The Holidays finally ended last week.  For our sins, we in galut experienced these as three three-day Yomtovs in four weeks.

When people are stuck together for too long in close quarters, they start snapping at each other. When these close quarters are shul, outbursts of annoyance may be expressed in halachic terms.

On Shemini Atzeret, a stranger appeared two rows behind me. I didn’t notice him until, after kedusha in shaharit, the fellow to my right at the end of the row said something to the man in front of him. This was interrupted by a very loud SHHHHHH!  I don’t know about you, but I find aggressive shushing more distracting than the chatter it is supposed to stop. Looking behind, I saw the shushing source to be a rather cross-looking gent sitting by himself.

My neighbor to my left turned to make an observation about something.  This too elicited a SHHHHH! from the decorum monitor.  My neighbor lowered his voice to a whisper.  That he got away with.

When davening was over and we headed up the aisle to the exit, I saw our visitor getting into it with Ben, whom he had apparently shushed as well.  Ben had not taken kindly to this.

“It’s assur to talk during tefillah!” declared the guest.

“Well, I find talking to my friends spiritually inspiring!” countered Ben.

This kind of religious debate is about as edifying as two five-year-olds shoving each other while arguing about who started.

There are, indeed, religious rules about things.  Most of us who follow these rules know that we sometimes bend them to get along with people, or to survive dozens of hours chained to our seats.  While our visitor may have been technically “right” about quiet in shul, he was less punctilious about other kinds of rules, like the unwritten one about not insulting your host, even if he acts like an uncouth boor.

Of course, you don’t have to be a visitor to quarrel about nothing much after being closeted in shul for days at a time.  Regulars argue about many things too:  Why don’t we start earlier so we can get out?  Why don’t we start later, so we can sleep in?  Why didn’t I get a pasuk for Ata Har’eta until after that newcomer who never shows up?  Why didn’t I get a hakafah until #6?  Why did they pick that guy to read Kohelet, when he takes so long?  (Ironic, given the theme of Kohelet, but irony never gets in the way of a good kvetch.)

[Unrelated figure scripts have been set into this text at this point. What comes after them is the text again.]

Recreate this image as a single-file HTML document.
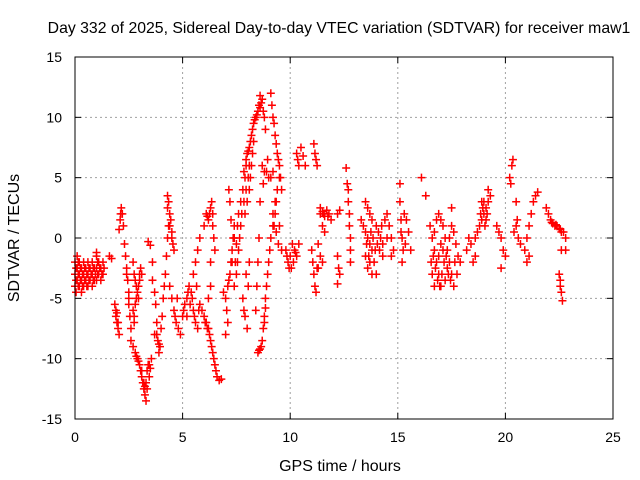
<!DOCTYPE html>
<html><head><meta charset="utf-8"><style>
body{margin:0;background:#fff;}
svg{display:block;font-family:"Liberation Sans",sans-serif;}
</style></head><body>
<svg id="chart" width="640" height="480">
<text x="339" y="33" text-anchor="middle" font-size="15.8">Day 332 of 2025, Sidereal Day-to-day VTEC variation (SDTVAR) for receiver maw1</text>
<g id="grid"></g>
<g id="marks"></g>
<rect x="75" y="57" width="538" height="362" fill="none" stroke="#000" stroke-width="1"/>
<g id="ticks"></g>
<text x="340" y="471" text-anchor="middle" font-size="16">GPS time / hours</text>
<text x="19" y="238" text-anchor="middle" font-size="16" transform="rotate(-90 19 238)">SDTVAR / TECUs</text>
</svg>
<script>
const xTicks=[0,5,10,15,20,25];
const yTicks=[-15,-10,-5,0,5,10,15];
const tracks=[
[[0,-2],[0,-3],[0,-4],[0.1,-1.5],[0.1,-2.5],[0.1,-3.5],[0.2,-2],[0.2,-3],[0.2,-4],[0.3,-2.5],[0.3,-3.5],[0.3,-4.5],[0.4,-2],[0.4,-3],[0.4,-4],[0.5,-2.5],[0.5,-3.5],[0.6,-2],[0.6,-3],[0.6,-4],[0.7,-2.5],[0.7,-3.5],[0.8,-2],[0.8,-3],[0.8,-4],[0.9,-2.5],[0.9,-3.5],[1.0,-1.5],[1.0,-2.5],[1.0,-3.5],[1.1,-2],[1.1,-3],[1.2,-2.5],[1.2,-3.5],[1.3,-2],[1.3,-3],[1.0,-1.2],[0.05,-4.5],[1.6,-1.5],[1.7,-1.7],
 [0.05,-2.5],[0.05,-3.5],[0.15,-2],[0.15,-3],[0.15,-4],[0.25,-2.5],[0.25,-3.5],[0.35,-3],[0.35,-4],[0.45,-2.5],[0.45,-3.5],[0.55,-3],[0.55,-4],[0.65,-2.5],[0.65,-3.5],[0.75,-3],[0.85,-2.5],[0.85,-3.5],[0.95,-3],[1.05,-2],[1.05,-3],[1.15,-2.5],[1.25,-3],[1.35,-2.5]],
[[1.85,-5.5],[1.9,-6],[1.9,-6.5],[1.95,-7],[2.0,-7.5],[2.05,-8],[1.95,-6.2],[2.0,-7]],
[[2.05,0.7],[2.1,1.5],[2.15,2.5],[2.2,2],[2.25,1],[2.3,-0.5],[2.35,-1.5],[2.4,-2.5],[2.45,-3.5],[2.5,-4.5],[2.5,-5.5],[2.55,-6.5],[2.6,-7.5],[2.6,-8.5],[2.12,2],[2.4,-3],[2.5,-5]],
[[2.7,-2],[2.75,-3],[2.8,-3.5],[2.85,-4],[2.9,-4.5],[2.95,-5],[3.0,-3.5],[3.05,-2.5],[3.1,-3],[2.8,-5.5],[2.7,-6],[2.75,-7],[2.85,-5],[2.95,-4],[3.0,-3],[2.75,-6.5]],
[[2.7,-9],[2.8,-9.5],[2.9,-10],[3.0,-10.5],[3.05,-11],[3.1,-11.5],[3.15,-12],[3.2,-12.5],[3.25,-13],[3.3,-13.5],[3.3,-12],[3.35,-11],[3.4,-10.5],[3.45,-11.5],[3.5,-10.8],[3.55,-10],[2.85,-9.8],[2.95,-10.2],[3.1,-11],[3.2,-12],[3.25,-12.3],[3.35,-12.5],[3.45,-10.5]],
[[3.4,-0.3],[3.5,-0.6],[3.6,-2],[3.6,-3.5],[3.7,-4.5],[3.75,-5.5],[3.8,-7],[3.85,-8.5],[3.9,-9.5],[3.7,-8],[3.95,-9],[4.0,-7.5],[4.05,-6.5],[3.8,-8],[3.9,-8.8]],
[[4.1,-5],[4.15,-4],[4.2,-3],[4.25,-1.5],[4.3,0],[4.35,1],[4.4,2],[4.45,1.5],[4.5,0.5],[4.55,-0.5],[4.6,-1],[4.3,3.5],[4.3,2.5],[4.35,3],[4.4,1],[4.5,0]],
[[4.4,-4],[4.5,-5],[4.6,-6],[4.7,-7],[4.8,-7.5],[4.9,-8],[5.0,-6.5],[5.1,-5.5],[5.2,-5],[5.3,-4],[5.4,-4.5],[5.5,-6],[5.6,-7],[5.7,-7.5],[5.8,-5.5],[5.5,-3],[5.6,-2],[5.7,-1],[5.8,0],[4.65,-6.5],[4.75,-5],[5.05,-6],[5.25,-4.5],[5.35,-5.5],[5.45,-5],[5.55,-6.5],[5.65,-4],[5.75,-6],[5.2,-6.5]],
[[5.9,-6],[6.0,-6.5],[6.1,-7],[6.2,-7.5],[6.3,-8.5],[6.4,-9.5],[6.5,-10.5],[6.6,-11.5],[6.7,-11.8],[6.8,-11.7],[6.2,-5],[6.3,-4],[6.0,1],[6.1,2],[6.2,1.5],[6.3,2.5],[6.35,3],[6.4,1],[6.45,0],[6.5,-1],[6.3,-2],[6.05,-7],[6.15,-7.5],[6.25,-8],[6.35,-9],[6.45,-10],[6.55,-11],[6.15,1.8],[6.25,2],[6.4,2]],
[[6.9,-4.5],[7.0,-5],[7.05,-6],[7.1,-4],[7.2,-3],[7.25,-2],[7.3,-1],[7.35,0],[7.4,1],[7.1,-7],[7.0,-8],[7.15,4],[7.2,3],[7.25,1.5],[7.15,-3.5],[7.3,-2],[7.4,0]],
[[7.45,-2],[7.5,-0.5],[7.55,1],[7.6,2],[7.7,3],[7.8,4],[7.9,5],[7.95,6],[8.0,7],[8.1,7.5],[8.2,8.5],[8.3,9.5],[8.4,10],[8.5,10.5],[8.55,11],[8.6,11.8],[8.7,11.5],[8.8,10],[8.85,9],[8.3,8],[8.2,6],[8.15,5],[8.1,4],[8.0,3],[7.9,2],[7.7,1],[7.6,-1],[7.5,-3],[7.4,-4],
 [7.85,5.5],[7.95,6.5],[8.05,7.2],[8.15,8],[8.25,9],[8.35,9.8],[8.45,10.2],[8.6,10.8],[8.65,11.2],[8.75,10.5],[8.25,7],[8.1,6],[8.05,5],[7.95,4],[7.85,3],[7.75,2],[7.65,0],[7.55,-2]],
[[7.8,-5],[7.85,-6],[7.9,-6.5],[8.0,-7.5],[7.95,-3],[8.05,-4],[8.1,-2]],
[[8.5,-9.5],[8.6,-9.2],[8.7,-8.5],[8.75,-7.5],[8.8,-6.5],[8.85,-5],[8.9,-4],[8.95,-3],[9.0,-2],[9.05,-1],[9.1,0],[9.2,1],[9.3,2],[9.35,3],[9.4,4],[9.5,5],[9.0,5],[8.9,5.5],[8.95,6.5],[8.7,6],[8.6,3],[8.55,0],[8.5,-2],[8.45,-4],[8.4,-6],[8.55,-9.3],[8.65,-9],[8.8,-7],[8.85,-5.8],[8.8,5.5],[8.75,4.5],[9.1,5],[9.2,5.5]],
[[9.1,12],[9.15,11],[9.2,10],[9.3,8.5],[9.4,7],[9.5,6],[9.55,5],[9.6,4],[9.3,3],[9.2,2],[9.25,1],[9.35,0.5],[9.45,-0.5],[9.6,-1],[9.5,1],[9.25,9.5],[9.35,7.8],[9.45,6.5]],
[[9.8,-1],[9.9,-2],[10.0,-1.5],[10.05,-2.5],[10.1,-0.5],[10.2,-1],[10.3,-1.5],[10.15,-2],[10.4,-0.5],[9.85,-1.5],[9.95,-2.5],[10.25,-1.2]],
[[10.3,7],[10.35,6.5],[10.4,6],[10.5,7.5],[10.6,6.8],[10.7,6]],
[[11.1,7.8],[11.15,7],[11.2,6.5],[11.25,6]],
[[11.0,-1],[11.05,-2],[11.1,-3],[11.15,-4],[11.2,-4.5],[11.25,-2.5]],
[[11.4,2],[11.5,2.2],[11.6,1.8],[11.7,2.3],[11.8,2],[11.9,1.5],[11.5,1],[11.6,0.5],[11.4,2.5],[12.2,2],[12.3,2.3],[11.55,2],[11.75,1.8]],
[[11.3,-0.5],[11.4,-1.5],[11.5,-2],[11.3,-2.5]],
[[12.2,-1.5],[12.25,-2.5],[12.3,-3],[12.2,-3.8]],
[[12.6,5.8],[12.65,4.5],[12.7,4],[12.7,3],[12.75,2],[12.75,1],[12.8,0],[12.8,-1],[12.8,-2]],
[[13.3,1.5],[13.4,1],[13.5,0.5],[13.6,0],[13.7,-0.5],[13.8,-1],[13.9,-2],[14.0,-3],[13.5,-1.5],[13.6,-2.5],[13.7,2],[13.8,1.5],[14.0,1],[14.1,0.5],[14.2,0],[14.3,-0.5],[14.3,-1.5],[14.4,1.5],[14.5,2],[14.5,0],[13.5,3],[13.6,2.5],
 [13.55,-0.5],[13.65,-1.5],[13.75,0.5],[13.85,0],[13.95,-1],[14.05,-0.5],[13.7,-2],[13.8,-3],[14.15,-1],[14.25,1]],
[[14.6,1],[14.7,0],[14.8,-1],[14.7,-1.5]],
[[15.1,4.5],[15.1,3],[15.15,1.5],[15.2,0],[15.25,-1],[15.2,-2],[15.3,2],[15.4,1.5],[15.5,0.5],[15.6,-1],[15.15,0.5],[15.35,-0.5]],
[[16.1,5],[16.3,3.5]],
[[16.5,1],[16.6,0],[16.7,-1],[16.8,-2],[16.9,-3],[17.0,-4],[16.6,-3],[16.7,-4],[16.8,1.5],[16.9,2],[17.0,1.5],[17.1,1],[17.2,0],[17.3,-1],[17.4,-2],[17.5,-3],[17.6,-4],[17.2,-3.5],[17.3,-2.5],[17.4,0],[17.5,1],[17.6,0.5],[17.7,-0.5],[17.8,-1.5],[17.9,-2],[17.5,2.5],[17.0,-0.5],[16.9,-1.5],
 [16.65,-1.5],[16.75,-2.5],[16.85,-3.5],[16.95,-4],[17.05,-3],[17.15,-2],[17.25,-1.5],[17.35,-3],[17.45,-3.5],[17.1,-1],[16.55,-2],[16.7,0.5],[17.65,-2],[17.75,-3]],
[[18.2,-1],[18.3,0],[18.4,-0.5],[18.5,-2],[18.6,-1.5]],
[[18.6,0],[18.7,0.5],[18.8,1],[18.9,1.5],[19.0,2],[19.1,2.5],[19.2,3],[19.3,3.5],[19.1,1.5],[19.2,4],[18.9,3],[18.95,2.5],[19.05,1],[19.15,2],[18.85,2],[19.0,3]],
[[19.6,1],[19.7,0.5],[19.8,0],[19.9,-1],[20.0,-1.5],[19.8,-2.5]],
[[20.2,5],[20.3,6],[20.35,6.5],[20.25,4.5],[20.5,3]],
[[20.4,0.5],[20.5,1],[20.6,0],[20.7,-0.5],[20.55,1.5]],
[[20.9,-1],[21.0,0],[21.1,1],[21.2,2],[21.3,3],[21.4,3.5],[21.5,3.8],[21.0,-2],[21.1,-1.5]],
[[21.9,2.5],[22.0,2],[22.1,1.5],[22.2,1.2],[22.3,1],[22.4,1],[22.5,0.8],[22.6,0.5],[22.7,0.5],[22.6,-1],[22.5,-3],[22.55,-4],[22.6,-4.5],[22.65,-5.2],[22.8,-1],[22.8,0],[22.15,1.3],[22.35,1.1],[22.55,0.7],[22.55,-3.5]]
];
const NS="http://www.w3.org/2000/svg";
const X0=75,X1=613,Y0=419,Y1=57;
function sx(h){return X0+(h-0)/(25-0)*(X1-X0);}
function sy(v){return Y0-(v+15)/30*(Y0-Y1);}
function mk(t,a){const e=document.createElementNS(NS,t);for(const k in a)e.setAttribute(k,a[k]);return e;}
const grid=document.getElementById('grid'),ticks=document.getElementById('ticks'),marks=document.getElementById('marks');
xTicks.forEach(t=>{
  const x=sx(t);
  if(t>0&&t<25){const g=mk('line',{x1:x,x2:x,y1:Y1,y2:Y0,stroke:'#a0a0a0','stroke-dasharray':'2,3'});
  
  grid.appendChild(g);}
  ticks.appendChild(mk('line',{x1:x,x2:x,y1:Y0,y2:Y0-6,stroke:'#000'}));
  ticks.appendChild(mk('line',{x1:x,x2:x,y1:Y1,y2:Y1+6,stroke:'#000'}));
  const l=mk('text',{x:x,y:442,'text-anchor':'middle','font-size':'14'});l.textContent=t;
  
  ticks.appendChild(l);
});
yTicks.forEach(t=>{
  const y=sy(t);
  if(t>-15&&t<15){const g=mk('line',{x1:X0,x2:X1,y1:y,y2:y,stroke:'#a0a0a0','stroke-dasharray':'2,3'});
  
  grid.appendChild(g);}
  ticks.appendChild(mk('line',{x1:X0,x2:X0+6,y1:y,y2:y,stroke:'#000'}));
  ticks.appendChild(mk('line',{x1:X1,x2:X1-6,y1:y,y2:y,stroke:'#000'}));
  const l=mk('text',{x:62,y:y+5,'text-anchor':'end','font-size':'14'});l.textContent=t;
  
  ticks.appendChild(l);
});
tracks.forEach(tr=>tr.forEach(p=>{
  const x=sx(p[0]),y=sy(p[1]);
  const m=mk('path',{d:`M${x-4},${y}H${x+4}M${x},${y-4}V${y+4}`,stroke:'#f00','stroke-width':'1.5',fill:'none'});
  
  
  marks.appendChild(m);
}));
</script>
</body></html>
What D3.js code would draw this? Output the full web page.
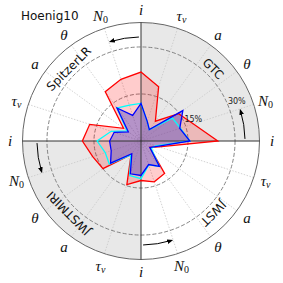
<!DOCTYPE html>
<html>
<head>
<meta charset="utf-8">
<script src="https://cdn.jsdelivr.net/npm/d3@7"></script>
<style>
body { margin: 0; background: #fff; }
</style>
</head>
<body>
<div id="chart-area"></div>
<script>
// Spoke parameters, repeated in each quadrant (clockwise from the quadrant start)
var spokeParams = ["i", "tau", "a", "theta", "N0"];
// Quadrant instruments, clockwise from top-right
var instruments = ["GTC", "JWST", "JWSTMIRI", "SpitzerLR"];
var shadedQuadrants = [true, false, true, false];
var ringValues = [15, 30];

// Relative error (%) at each of the 20 spokes, clockwise from the top i
var valsRed  = [22, 18.2, 7.8, 14.8, 17.6, 24.5, 6, 3.5, 12.8, 13.7,
                12.6, 14.6, 5.4, 15, 16.2, 18.7, 17.2, 6.9, 19.4, 20.7];
var valsCyan = [12, 6.5, 4.5, 12.4, 13.2, 15.6, 5, 4, 10, 8,
                12, 11.6, 5.5, 12.5, 12, 14, 10, 5.5, 13, 12];
var valsBlue = [12, 6.5, 4.5, 16.5, 13, 15.6, 5.5, 3.5, 10, 7.9,
                11, 11, 5, 12, 10, 10, 9, 5, 13, 8.6];

var width = 283, height = 283;
var cx = 141, cy = 141;
var rMax = 118.5;

var svg = d3.select("#chart-area")
    .append("svg")
        .attr("width", width)
        .attr("height", height);

var g = svg.append("g")
    .attr("transform", "translate(" + cx + "," + cy + ")");

// Scales
var r = d3.scaleLinear()
    .domain([0, 37.8])
    .range([0, rMax]);

var nSpokes = valsRed.length;
var angle = d3.scaleLinear()
    .domain([0, nSpokes])
    .range([0, 2 * Math.PI]);

function polar(a, rr) {
    return [rr * Math.sin(a), -rr * Math.cos(a)];
}

// Arrowhead
svg.append("defs").append("marker")
    .attr("id", "arrowhead")
    .attr("viewBox", "0 0 10 10")
    .attr("refX", 7)
    .attr("refY", 5)
    .attr("markerWidth", 6)
    .attr("markerHeight", 6)
    .attr("orient", "auto")
  .append("path")
    .attr("d", "M0,1 L10,5 L0,9 z")
    .attr("fill", "#000");

// Shaded quadrants
var quadArc = d3.arc()
    .innerRadius(0)
    .outerRadius(rMax);

instruments.forEach(function(name, k) {
    if (shadedQuadrants[k]) {
        g.append("path")
            .attr("d", quadArc({ startAngle: k * Math.PI / 2, endAngle: (k + 1) * Math.PI / 2 }))
            .attr("fill", "#e8e8e8");
    }
});

// Dotted spokes
d3.range(nSpokes).forEach(function(i) {
    if (i % 5 === 0) return;
    var p = polar(angle(i), rMax);
    g.append("line")
        .attr("x1", 0).attr("y1", 0)
        .attr("x2", p[0]).attr("y2", p[1])
        .attr("stroke", "#c8c8c8")
        .attr("stroke-width", 0.8)
        .attr("stroke-dasharray", "1.5,1.5");
});

// Rings
ringValues.forEach(function(v) {
    g.append("circle")
        .attr("r", r(v))
        .attr("fill", "none")
        .attr("stroke", "#777")
        .attr("stroke-width", 0.9)
        .attr("stroke-dasharray", "4,2");
});
g.append("circle")
    .attr("r", rMax)
    .attr("fill", "none")
    .attr("stroke", "#666")
    .attr("stroke-width", 1);

// Series
var radial = d3.lineRadial()
    .angle(function(d, i) { return angle(i); })
    .radius(function(d) { return r(d); })
    .curve(d3.curveLinearClosed);

g.append("path")
    .attr("d", radial(valsRed))
    .attr("fill", "rgba(255,0,0,0.2)")
    .attr("stroke", "none");

g.append("path")
    .attr("d", radial(valsBlue))
    .attr("fill", "rgba(30,30,190,0.33)")
    .attr("stroke", "none");

// Main axes through the i spokes
[0, 5].forEach(function(i) {
    var p = polar(angle(i), rMax);
    g.append("line")
        .attr("x1", -p[0]).attr("y1", -p[1])
        .attr("x2", p[0]).attr("y2", p[1])
        .attr("stroke", "#333")
        .attr("stroke-width", 1);
});

g.append("path")
    .attr("d", radial(valsRed))
    .attr("fill", "none")
    .attr("stroke", "red")
    .attr("stroke-width", 1.3);

g.append("path")
    .attr("d", radial(valsCyan))
    .attr("fill", "none")
    .attr("stroke", "#00ffff")
    .attr("stroke-width", 1.3);

g.append("path")
    .attr("d", radial(valsBlue))
    .attr("fill", "none")
    .attr("stroke", "blue")
    .attr("stroke-width", 1.3);

// Ring labels
ringValues.forEach(function(v) {
    var p = polar(angle(3.75), r(v));
    g.append("text")
        .attr("x", p[0])
        .attr("y", p[1] - 1)
        .attr("font-family", "DejaVu Sans")
        .attr("font-size", "8px")
        .attr("fill", "#222")
        .text(v + "%");
});

// Curved arrows, one per quadrant (counterclockwise)
var arrowR = 104;
instruments.forEach(function(name, k) {
    var a0 = angle((k + 1) * 5) - 0.02;
    var a1 = angle((k + 1) * 5) - 17 * Math.PI / 180;
    var p0 = polar(a0, arrowR), p1 = polar(a1, arrowR);
    g.append("path")
        .attr("d", "M" + p0[0] + "," + p0[1] + " A" + arrowR + "," + arrowR + " 0 0 0 " + p1[0] + "," + p1[1])
        .attr("fill", "none")
        .attr("stroke", "#000")
        .attr("stroke-width", 1)
        .attr("marker-end", "url(#arrowhead)");
});

// Instrument labels
instruments.forEach(function(name, k) {
    var deg = 45 + 90 * k;
    var p = polar(deg * Math.PI / 180, 102);
    g.append("text")
        .attr("transform", "translate(" + p[0] + "," + p[1] + ") rotate(" + deg + ")")
        .attr("text-anchor", "middle")
        .attr("dominant-baseline", "central")
        .attr("font-family", "DejaVu Sans")
        .attr("font-size", "12px")
        .attr("fill", "#111")
        .text(name);
});

// Spoke labels
d3.range(nSpokes).forEach(function(i) {
    var p = polar(angle(i), 131);
    var key = spokeParams[i % 5];
    var t = g.append("text")
        .attr("x", p[0])
        .attr("y", p[1])
        .attr("text-anchor", "middle")
        .attr("dominant-baseline", "central")
        .attr("font-family", "Liberation Serif")
        .attr("font-style", "italic")
        .attr("font-size", "15px")
        .attr("fill", "#111");
    if (key === "N0") {
        t.append("tspan").text("N");
        t.append("tspan").attr("dy", 3).attr("font-size", "10px").attr("font-style", "normal").text("0");
    } else if (key === "tau") {
        t.append("tspan").text("τ");
        t.append("tspan").attr("dy", 3).attr("font-size", "10px").text("ν");
    } else if (key === "theta") {
        t.text("θ");
    } else {
        t.text(key);
    }
});

// Title
svg.append("text")
    .attr("x", 21)
    .attr("y", 20)
    .attr("font-family", "DejaVu Sans")
    .attr("font-size", "12px")
    .attr("fill", "#111")
    .text("Hoenig10");
</script>
</body>
</html>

If I haven’t seen them, all over a lifetime of shul-going, I’ve seen most of ‘em.

I’ve also watched these weighty disputes vanish like morning mist the minute Yomtov finally ends, as we all finally get to return to regular routine, religious and otherwise.  Weekday shaharit complete in 35 minutes.  Imagine that.

Free at last!  Z’man herutenu may not come till Nisan, but that doesn’t mean we can’t experience a foretaste of freedom at the end of Tishre.

Now there is something to shout about.  Outside of shul, of course.